> [REQUEST]: Write the listing below out again exactly, dropping the images.
************
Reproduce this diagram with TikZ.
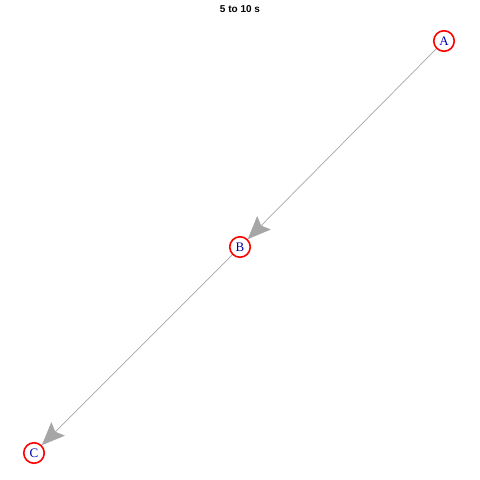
\documentclass[tikz,border=0pt]{standalone}
\usepackage{fontspec}
\setmainfont{Liberation Serif}
\newfontfamily\titlefont{Liberation Sans}
\usetikzlibrary{arrows.meta}
\definecolor{edgegray}{HTML}{A6A6A6}
\definecolor{labblue}{HTML}{0000B0}
\tikzset{
  vtx/.style={circle, draw=red, line width=1.6pt, fill=white, minimum size=20.5pt, inner sep=0pt, text=labblue, font=\fontsize{13}{13}\selectfont},
  edg/.style={draw=edgegray, line width=0.7pt, -{Stealth[length=23pt, width=19pt, inset=4pt, fill=edgegray]}}
}
\begin{document}
\begin{tikzpicture}[x=1pt, y=-1pt]
\useasboundingbox (0,0) rectangle (480,480);
\node[font=\titlefont\bfseries\fontsize{10}{10}\selectfont] (title) at (240,9) {5 to 10 s};
\node[vtx] (A) at (444,41) {A};
\node[vtx] (B) at (240,247) {B};
\node[vtx] (C) at (34,453) {C};
\draw[edg] (A) -- (B);
\draw[edg] (B) -- (C);
\end{tikzpicture}
\end{document}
************
> [IN RESPONSE]:
Reproduce this diagram with TikZ.
\documentclass[tikz,border=0pt]{standalone}
\usepackage{fontspec}
\setmainfont{Liberation Serif}
\newfontfamily\titlefont{Liberation Sans}
\usetikzlibrary{arrows.meta}
\definecolor{edgegray}{HTML}{A6A6A6}
\definecolor{labblue}{HTML}{0000B0}
\tikzset{
  vtx/.style={circle, draw=red, line width=1.6pt, fill=white, minimum size=20.5pt, inner sep=0pt, text=labblue, font=\fontsize{13}{13}\selectfont},
  edg/.style={draw=edgegray, line width=0.7pt, -{Stealth[length=23pt, width=19pt, inset=4pt, fill=edgegray]}}
}
\begin{document}
\begin{tikzpicture}[x=1pt, y=-1pt]
\useasboundingbox (0,0) rectangle (480,480);
\node[font=\titlefont\bfseries\fontsize{10}{10}\selectfont] (title) at (240,9) {5 to 10 s};
\node[vtx] (A) at (444,41) {A};
\node[vtx] (B) at (240,247) {B};
\node[vtx] (C) at (34,453) {C};
\draw[edg] (A) -- (B);
\draw[edg] (B) -- (C);
\end{tikzpicture}
\end{document}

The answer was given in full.